Un trouble adaptatif

Notre corps ne serait tout simplement pas adapté pour faire face au quotidien moderne, explique Jonathan Bluteau, chercheur en psychoéducation qui s’intéresse aux mécanismes de réponse au stress. « Pendant de 200 000 à 300 000 ans, nous avons évolué dans un environnement relativement fixe, rappelle-t-il. Depuis 100 ou 200 ans, ou même juste depuis l’an 2000 avec la démocratisation de l’internet, notre environnement et notre mode de vie ont complètement changé. »

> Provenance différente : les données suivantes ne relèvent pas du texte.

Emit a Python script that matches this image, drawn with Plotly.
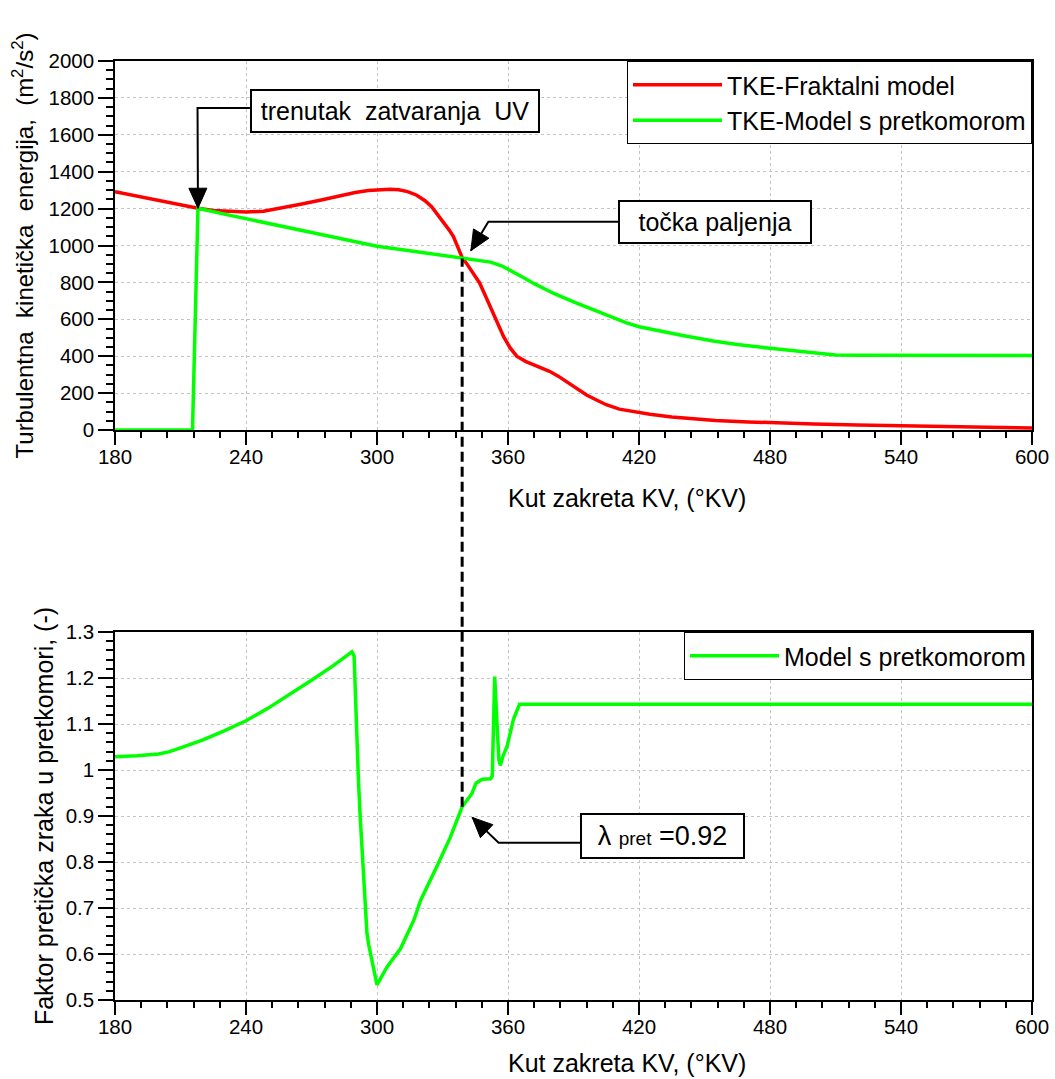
import math
import plotly.graph_objects as go

# ---------------- data ----------------
frakt_angle = [180, 190, 200, 210, 218, 225, 233, 240, 248, 256, 265, 275, 283, 290, 296,
               301, 306, 310, 314, 318, 322, 325, 328, 331, 333, 335, 337, 339, 341, 343,
               345, 347, 350, 353, 356, 358, 361, 364, 368, 372, 376, 379, 383, 387, 391,
               396, 401, 405, 411, 417, 425, 435, 445, 455, 470, 485, 500, 520, 540, 560,
               580, 600]
frakt_tke = [1292, 1268, 1245, 1222, 1202, 1190, 1183, 1181, 1186, 1202, 1224, 1248, 1270, 1287, 1298,
             1302, 1305, 1302, 1292, 1274, 1243, 1210, 1165, 1118, 1085, 1048, 995, 935, 903, 870,
             834, 797, 718, 640, 565, 506, 445, 400, 372, 352, 334, 318, 292, 262, 230,
             190, 160, 137, 113, 99, 85, 70, 60, 52, 44, 36, 32, 27, 23, 18,
             14, 11]

pret_angle = [180, 200, 215.5, 216.5, 217.5, 218, 230, 240, 250, 260, 270, 280, 290, 300,
              310, 320, 330, 339, 345, 352, 357, 362, 367, 372, 377, 381, 390, 400, 408,
              414, 420, 430, 440, 454, 465, 480, 492, 503, 510, 520, 540, 560, 580, 600]
pret_tke = [0, 0, 0, 480, 960, 1202, 1170, 1145, 1118, 1092, 1068, 1045, 1020, 996,
            980, 963, 947, 932, 923, 910, 890, 860, 827, 793, 762, 740, 695, 647, 607,
            582, 560, 535, 512, 482, 463, 443, 430, 417, 407, 405, 405, 404, 404, 404]

lam_angle = [180, 190, 200, 205, 210, 220, 230, 240, 250, 260, 270, 280, 286, 288.5,
             289.5, 290.5, 291.5, 292.3, 293.8, 295.4, 296.2, 300, 304.6, 310.8, 316.9, 320,
             327.3, 333.5, 339, 343.5, 345.4, 348.2, 352, 352.8, 353.9, 355, 355.8, 356.5,
             357.7, 359.6, 362.5, 365.3, 400, 480, 600]
lam_pret = [1.029, 1.031, 1.035, 1.040, 1.048, 1.065, 1.085, 1.107, 1.134, 1.164, 1.195, 1.227, 1.248, 1.257,
            1.248, 1.10, 0.978, 0.898, 0.768, 0.645, 0.62, 0.533, 0.572, 0.612, 0.674, 0.717,
            0.789, 0.853, 0.92, 0.949, 0.972, 0.980, 0.981, 0.987, 1.203, 1.09, 1.023, 1.01,
            1.03, 1.052, 1.11, 1.143, 1.143, 1.143, 1.143]

ignition_angle = 339
ignition_tke = 930
ignition_lambda = 0.92
ivc_angle = 218
ivc_tke = 1202

x_range = [180, 600]
tke_range = [0, 2000]
lam_range = [0.5, 1.3]

# ---------------- layout geometry ----------------
W, H = 1055, 1079
ML, MR, MT, MB = 115, 23, 61, 79
PH = H - MT - MB
PW = W - ML - MR
top_dom = [(1000 - 430) / PH, 1.0]
bot_dom = [0.0, (1000 - 632) / PH]

FONT = "Liberation Sans, Arial, sans-serif"
RED = "#ff0000"
GREEN = "#00ff00"
TICKSIZE = 20.5

fig = go.Figure()
fig.add_trace(go.Scatter(x=frakt_angle, y=frakt_tke, mode="lines", name="TKE-Fraktalni model",
                         line=dict(color=RED, width=3.5), xaxis="x", yaxis="y", legend="legend"))
fig.add_trace(go.Scatter(x=pret_angle, y=pret_tke, mode="lines", name="TKE-Model s pretkomorom",
                         line=dict(color=GREEN, width=3.5), xaxis="x", yaxis="y", legend="legend"))
fig.add_trace(go.Scatter(x=lam_angle, y=lam_pret, mode="lines", name="Model s pretkomorom",
                         line=dict(color=GREEN, width=3.5), xaxis="x2", yaxis="y2", legend="legend2"))


def xaxis(anchor):
    return dict(range=x_range, tick0=180, dtick=60, ticks="outside", ticklen=13, tickwidth=1.5,
                tickcolor="black", showline=True, linecolor="black", linewidth=1.5, mirror=True,
                showgrid=True, gridcolor="#c4c4c4", griddash="dot", gridwidth=1, zeroline=False,
                anchor=anchor, domain=[0, 1], ticklabelstandoff=-5, ticklabeloverflow="allow",
                automargin=False,
                minor=dict(dtick=12, ticks="outside", ticklen=6, tickcolor="black", tickwidth=1.5,
                           showgrid=False),
                tickfont=dict(size=TICKSIZE, color="black", family=FONT))


def yaxis(rng, dt, mdt, dom, anchor, title, tsize, standoff):
    return dict(range=rng, dtick=dt, ticks="outside", ticklen=15, tickwidth=1.5, tickcolor="black",
                showline=True, linecolor="black", linewidth=1.5, mirror=True,
                showgrid=True, gridcolor="#c4c4c4", griddash="dot", gridwidth=1, zeroline=False,
                domain=dom, anchor=anchor, ticklabeloverflow="allow", automargin=False,
                minor=dict(dtick=mdt, ticks="outside", ticklen=7, tickcolor="black", tickwidth=1.5,
                           showgrid=False),
                tickfont=dict(size=TICKSIZE, color="black", family=FONT),
                title=dict(text=title, font=dict(size=tsize, color="black", family=FONT),
                           standoff=standoff))


fig.update_layout(
    width=W, height=H, margin=dict(l=ML, r=MR, t=MT, b=MB, autoexpand=False),
    paper_bgcolor="white", plot_bgcolor="white",
    font=dict(family=FONT, color="black"),
    xaxis=xaxis("y"),
    yaxis=yaxis(tke_range, 200, 50, top_dom, "x",
                "Turbulentna\u00a0 kinetička\u00a0 energija,\u00a0 (m<sup>2</sup>/s<sup>2</sup>)", 24, 8),
    xaxis2=xaxis("y2"),
    yaxis2=yaxis(lam_range, 0.1, 0.02, bot_dom, "x2",
                 "Faktor pretička zraka u pretkomori, (-)", 25, 5),
    legend=dict(x=1, y=1, xanchor="right", yanchor="top", bgcolor="white",
                bordercolor="black", borderwidth=1, itemwidth=89,
                font=dict(size=25, color="black", family=FONT)),
    legend2=dict(x=1, y=bot_dom[1], xanchor="right", yanchor="top", bgcolor="white",
                 bordercolor="black", borderwidth=1, itemwidth=89,
                 font=dict(size=25, color="black", family=FONT)),
    showlegend=True,
)

# x-axis titles
for yref, yy in (("y domain", -0.184), ("y2 domain", -0.171)):
    fig.add_annotation(text="Kut zakreta KV, (°KV)", xref="x", x=414.5, yref=yref, y=yy,
                       showarrow=False, xanchor="center", yanchor="middle",
                       font=dict(size=25, color="black", family=FONT))

# dashed ignition line across both panels
y_bot = bot_dom[0] + (ignition_lambda - lam_range[0]) / (lam_range[1] - lam_range[0]) * (bot_dom[1] - bot_dom[0])
y_top = top_dom[0] + (ignition_tke - tke_range[0]) / (tke_range[1] - tke_range[0]) * (top_dom[1] - top_dom[0])
fig.add_shape(type="line", xref="x", yref="paper", x0=ignition_angle, x1=ignition_angle,
              y0=y_bot, y1=y_top, line=dict(color="black", width=3, dash="10px,5px"), layer="above")

ABOX = dict(showarrow=False, bgcolor="white", bordercolor="black", borderwidth=2, borderpad=0,
            font=dict(size=25, color="black", family=FONT), align="center")

# pixel scales (used only to orient the arrow heads)
sx = PW / (x_range[1] - x_range[0])
sy_top = (top_dom[1] - top_dom[0]) * PH / (tke_range[1] - tke_range[0])
sy_bot = (bot_dom[1] - bot_dom[0]) * PH / (lam_range[1] - lam_range[0])


def elbow_arrow(xref, yref, sy, box_left, elbow, tip, head_len=20, head_w=18):
    # leader line: box edge -> elbow -> tip (data coordinates)
    path = "M{},{} L{},{} L{},{}".format(box_left[0], box_left[1], elbow[0], elbow[1], tip[0], tip[1])
    fig.add_shape(type="path", path=path, xref=xref, yref=yref,
                  line=dict(color="black", width=2), layer="above")
    # filled arrow head, sized in pixels, anchored at the tip
    dx = (tip[0] - elbow[0]) * sx
    dy = (tip[1] - elbow[1]) * sy
    n = math.hypot(dx, dy)
    ux, uy = dx / n, dy / n
    bx, by = -ux * head_len, -uy * head_len
    px, py = -uy * head_w / 2, ux * head_w / 2
    hp = "M0,0 L{:.2f},{:.2f} L{:.2f},{:.2f} Z".format(bx + px, by + py, bx - px, by - py)
    fig.add_shape(type="path", path=hp, xref=xref, yref=yref, xsizemode="pixel", ysizemode="pixel",
                  xanchor=tip[0], yanchor=tip[1], fillcolor="black",
                  line=dict(color="black", width=1), layer="above")


# annotation 1: trenutak zatvaranja UV
fig.add_annotation(text="trenutak\u00a0 zatvaranja\u00a0 UV", x=308.3, y=1729, xref="x", yref="y",
                   width=286, height=40, **ABOX)
elbow_arrow("x", "y", sy_top, (241.8, 1745), (217.8, 1745), (ivc_angle, ivc_tke))

# annotation 2: točka paljenja
fig.add_annotation(text="točka paljenja", x=454.9, y=1127, xref="x", yref="y",
                   width=190, height=40, **ABOX)
elbow_arrow("x", "y", sy_top, (410.5, 1129), (351, 1129), (343, 972))

# annotation 3: lambda
fig.add_annotation(text="λ <span style='font-size:19px'>pret</span> =0.92", x=430.8, y=0.8565,
                   xref="x2", yref="y2", width=161, height=42,
                   **{**ABOX, "font": dict(size=27, color="black", family=FONT)})
elbow_arrow("x2", "y2", sy_bot, (394.1, 0.842), (355.7, 0.842), (343.6, 0.897))

fig.write_html("out.html", config={"displayModeBar": False},
               post_script="document.body.style.margin='0';document.body.style.overflow='hidden';")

Le système de réponse au stress de l’Homo sapiens a évolué depuis la préhistoire. À l’époque, le cerveau répondait surtout à des stresseurs physiques, comme la faim et le froid. Aujourd’hui, il serait submergé par une quantité inégalée de stresseurs psychologiques. Les menaces ne sont pas réelles, mais la réponse est la même : le signal de stress est envoyé. Ce décalage serait à l’origine, selon Jonathan Bluteau, de nombreux maux endémiques de notre société, en particulier des troubles anxieux ou dépressifs.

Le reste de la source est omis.